● EXERCISE DESCRIPTION: Would you transcribe the listing that follows, character for character, and omit its images?
* start SUPPLIED DATA *
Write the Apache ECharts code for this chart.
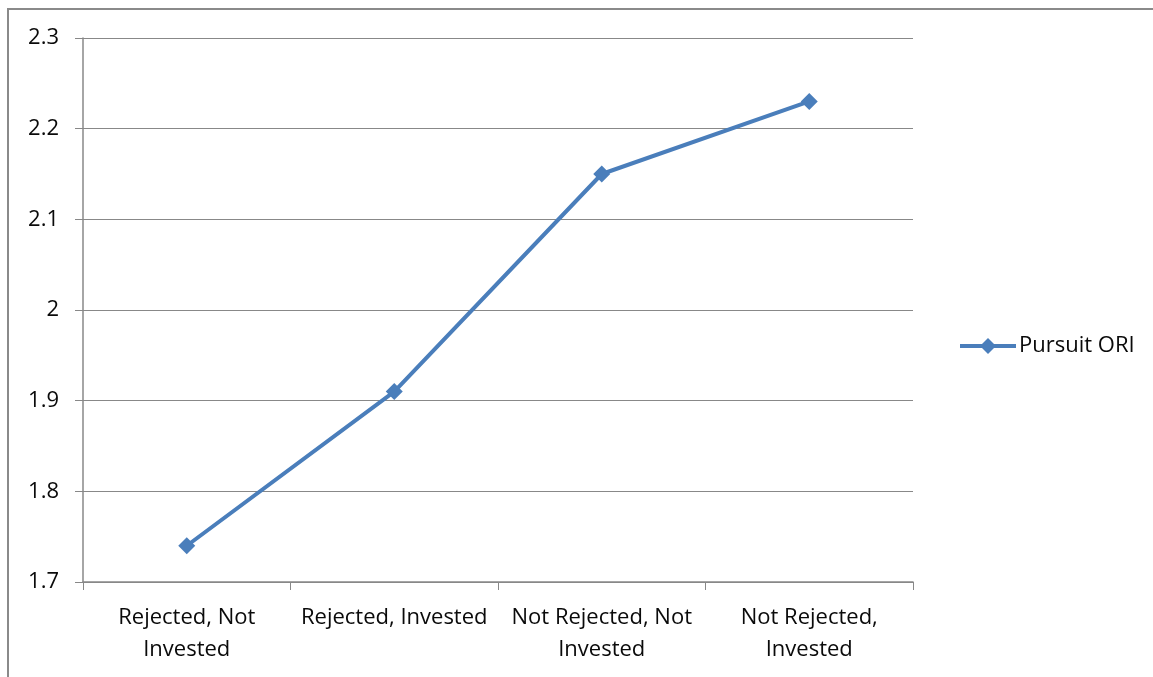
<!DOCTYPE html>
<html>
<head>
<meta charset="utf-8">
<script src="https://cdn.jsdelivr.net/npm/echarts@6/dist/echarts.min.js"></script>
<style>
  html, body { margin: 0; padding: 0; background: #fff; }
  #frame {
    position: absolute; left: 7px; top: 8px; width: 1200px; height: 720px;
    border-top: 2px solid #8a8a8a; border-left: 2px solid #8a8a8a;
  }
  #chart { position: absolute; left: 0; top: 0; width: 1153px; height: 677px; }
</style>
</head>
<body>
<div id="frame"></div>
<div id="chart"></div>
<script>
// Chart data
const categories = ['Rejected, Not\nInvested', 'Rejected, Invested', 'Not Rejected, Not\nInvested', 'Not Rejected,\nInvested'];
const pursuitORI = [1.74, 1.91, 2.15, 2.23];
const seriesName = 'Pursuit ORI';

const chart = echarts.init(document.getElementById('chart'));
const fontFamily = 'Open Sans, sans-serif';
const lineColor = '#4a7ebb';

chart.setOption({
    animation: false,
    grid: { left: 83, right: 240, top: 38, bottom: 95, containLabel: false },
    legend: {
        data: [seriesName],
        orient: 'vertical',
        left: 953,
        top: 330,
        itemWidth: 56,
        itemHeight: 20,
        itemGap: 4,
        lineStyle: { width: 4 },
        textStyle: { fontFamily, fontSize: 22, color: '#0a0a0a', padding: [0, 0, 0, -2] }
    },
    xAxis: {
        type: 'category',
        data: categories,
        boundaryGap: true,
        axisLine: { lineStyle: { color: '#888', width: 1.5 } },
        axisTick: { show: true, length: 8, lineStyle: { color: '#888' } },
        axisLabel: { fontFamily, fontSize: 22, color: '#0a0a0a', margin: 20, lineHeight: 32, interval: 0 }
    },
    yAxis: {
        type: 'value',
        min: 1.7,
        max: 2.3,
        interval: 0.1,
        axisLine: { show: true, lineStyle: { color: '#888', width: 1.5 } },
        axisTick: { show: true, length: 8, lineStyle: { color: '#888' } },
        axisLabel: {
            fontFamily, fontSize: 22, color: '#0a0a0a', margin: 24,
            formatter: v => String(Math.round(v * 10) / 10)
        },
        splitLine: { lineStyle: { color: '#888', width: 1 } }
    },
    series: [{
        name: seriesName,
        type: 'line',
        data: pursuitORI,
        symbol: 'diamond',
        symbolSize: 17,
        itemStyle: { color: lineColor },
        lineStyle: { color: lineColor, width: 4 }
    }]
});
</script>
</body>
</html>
* end SUPPLIED DATA *
● ANSWER TO THIS EXERCISE:
Write the Apache ECharts code for this chart.
<!DOCTYPE html>
<html>
<head>
<meta charset="utf-8">
<script src="https://cdn.jsdelivr.net/npm/echarts@6/dist/echarts.min.js"></script>
<style>
  html, body { margin: 0; padding: 0; background: #fff; }
  #frame {
    position: absolute; left: 7px; top: 8px; width: 1200px; height: 720px;
    border-top: 2px solid #8a8a8a; border-left: 2px solid #8a8a8a;
  }
  #chart { position: absolute; left: 0; top: 0; width: 1153px; height: 677px; }
</style>
</head>
<body>
<div id="frame"></div>
<div id="chart"></div>
<script>
// Chart data
const categories = ['Rejected, Not\nInvested', 'Rejected, Invested', 'Not Rejected, Not\nInvested', 'Not Rejected,\nInvested'];
const pursuitORI = [1.74, 1.91, 2.15, 2.23];
const seriesName = 'Pursuit ORI';

const chart = echarts.init(document.getElementById('chart'));
const fontFamily = 'Open Sans, sans-serif';
const lineColor = '#4a7ebb';

chart.setOption({
    animation: false,
    grid: { left: 83, right: 240, top: 38, bottom: 95, containLabel: false },
    legend: {
        data: [seriesName],
        orient: 'vertical',
        left: 953,
        top: 330,
        itemWidth: 56,
        itemHeight: 20,
        itemGap: 4,
        lineStyle: { width: 4 },
        textStyle: { fontFamily, fontSize: 22, color: '#0a0a0a', padding: [0, 0, 0, -2] }
    },
    xAxis: {
        type: 'category',
        data: categories,
        boundaryGap: true,
        axisLine: { lineStyle: { color: '#888', width: 1.5 } },
        axisTick: { show: true, length: 8, lineStyle: { color: '#888' } },
        axisLabel: { fontFamily, fontSize: 22, color: '#0a0a0a', margin: 20, lineHeight: 32, interval: 0 }
    },
    yAxis: {
        type: 'value',
        min: 1.7,
        max: 2.3,
        interval: 0.1,
        axisLine: { show: true, lineStyle: { color: '#888', width: 1.5 } },
        axisTick: { show: true, length: 8, lineStyle: { color: '#888' } },
        axisLabel: {
            fontFamily, fontSize: 22, color: '#0a0a0a', margin: 24,
            formatter: v => String(Math.round(v * 10) / 10)
        },
        splitLine: { lineStyle: { color: '#888', width: 1 } }
    },
    series: [{
        name: seriesName,
        type: 'line',
        data: pursuitORI,
        symbol: 'diamond',
        symbolSize: 17,
        itemStyle: { color: lineColor },
        lineStyle: { color: lineColor, width: 4 }
    }]
});
</script>
</body>
</html>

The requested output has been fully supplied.